Non rileva quindi, affatto, che il senatore Colombo, destinatario finale della sostanza stupefacente, già conoscesse il fornitore, in quanto rimarrebbe comunque penalmente sanzionato, a titolo di intermediazione, il comportamento di chi, poi, nello specifico, avesse consentito (come gli imputati) il trasferimento della sostanza, anche in ipotesi operando come nuncius.
Gli argomenti sviluppati dalla Corte sul dolo escludono rilievo alla doglianza evocata richiamando l’art. 51 c.p., dovendosi escludere qualsivoglia errore di fatto che possa avere indotto a ritenere di obbedire ad un ordine legittimo.

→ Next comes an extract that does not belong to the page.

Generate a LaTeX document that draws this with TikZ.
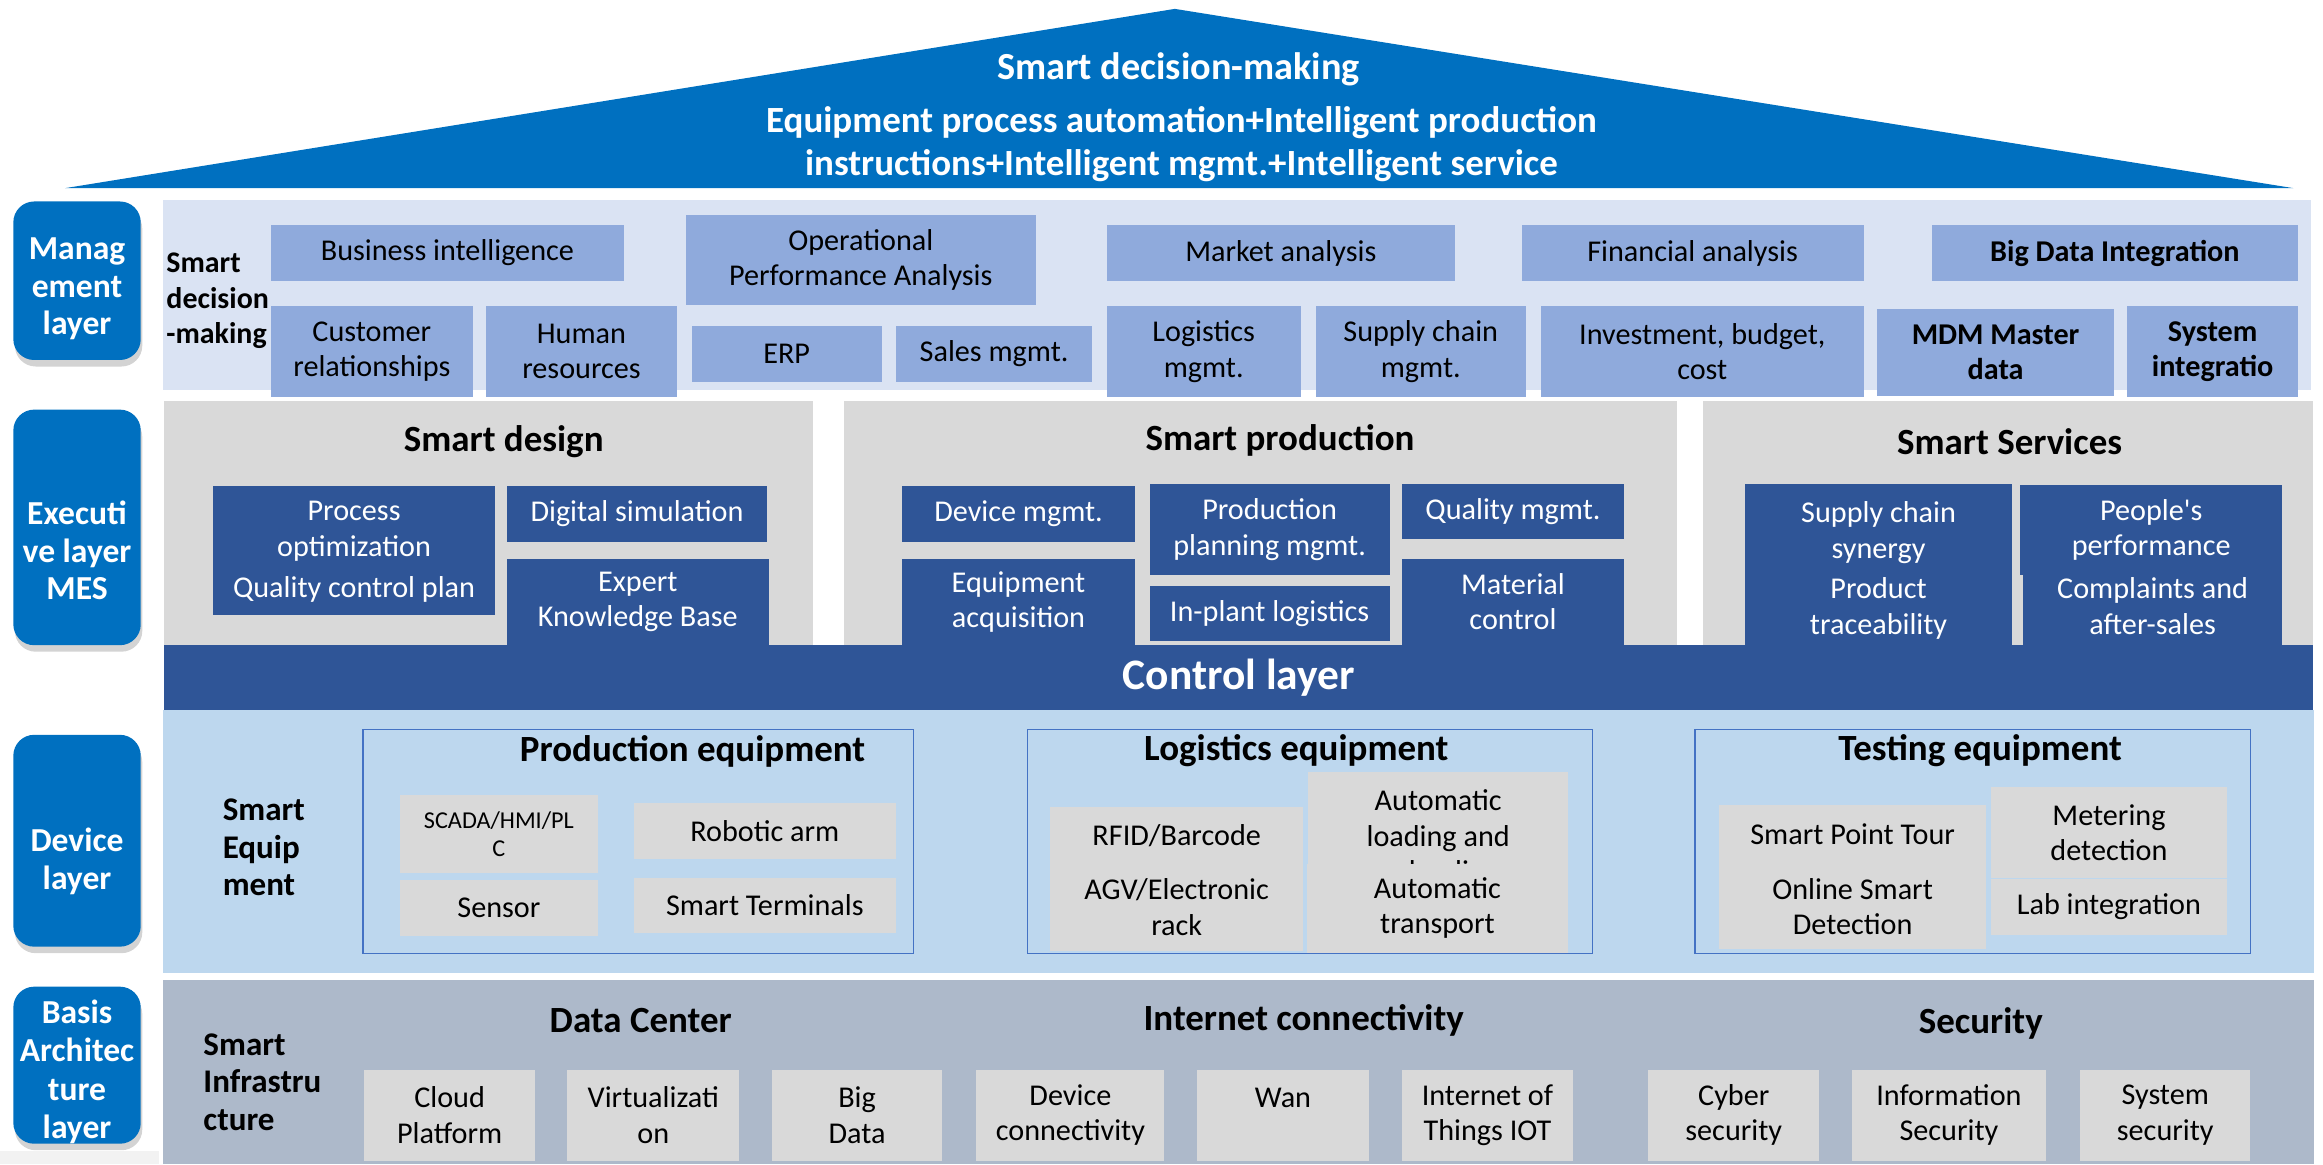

Vale il principio, pacifico e correttamente applicato in sentenza, secondo cui la causa di giustificazione dell’adempimento di un dovere è inapplicabile, anche a seguito dell’entrata in vigore del D.Lgs. n. 66 del 2010 (c.d. codice dell’ordinamento militare) che ha abrogato la L. n. 382 del 1978, al militare che adempia ad un ordine impartitogli da un superiore gerarchico e la cui esecuzione costituisca manifestamente reato, essendo questi tenuto a non eseguirlo e ad informare al più presto i superiori (Sezione 3, 10 marzo 2011, Riccio ed altro, rv. 250284; nonchè, Sezione 5, 25 novembre 2008, Marino, rv. 243325).
Infine, anche la doglianza sulla pena è inaccoglibile.
Si censura una determinazione correttamente sviluppata in ossequio ai parametri di riferimento di cui all’art. 133 c.p., opponendosi una prospettazione alternativa improponibile in questa sede, nell’assenza non solo di evidenti illogicità, ma anche in presenza di una pena finale comunque contenuta e vicina ai minimi, anche in ragione del numero degli episodi.
I ricorsi vanno, dunque, rigettati, con conseguente condanna dei ricorrenti al pagamento delle spese processuali.

P.Q.M.

Rigetta i ricorsi e condanna i ricorrenti al pagamento delle spese processuali.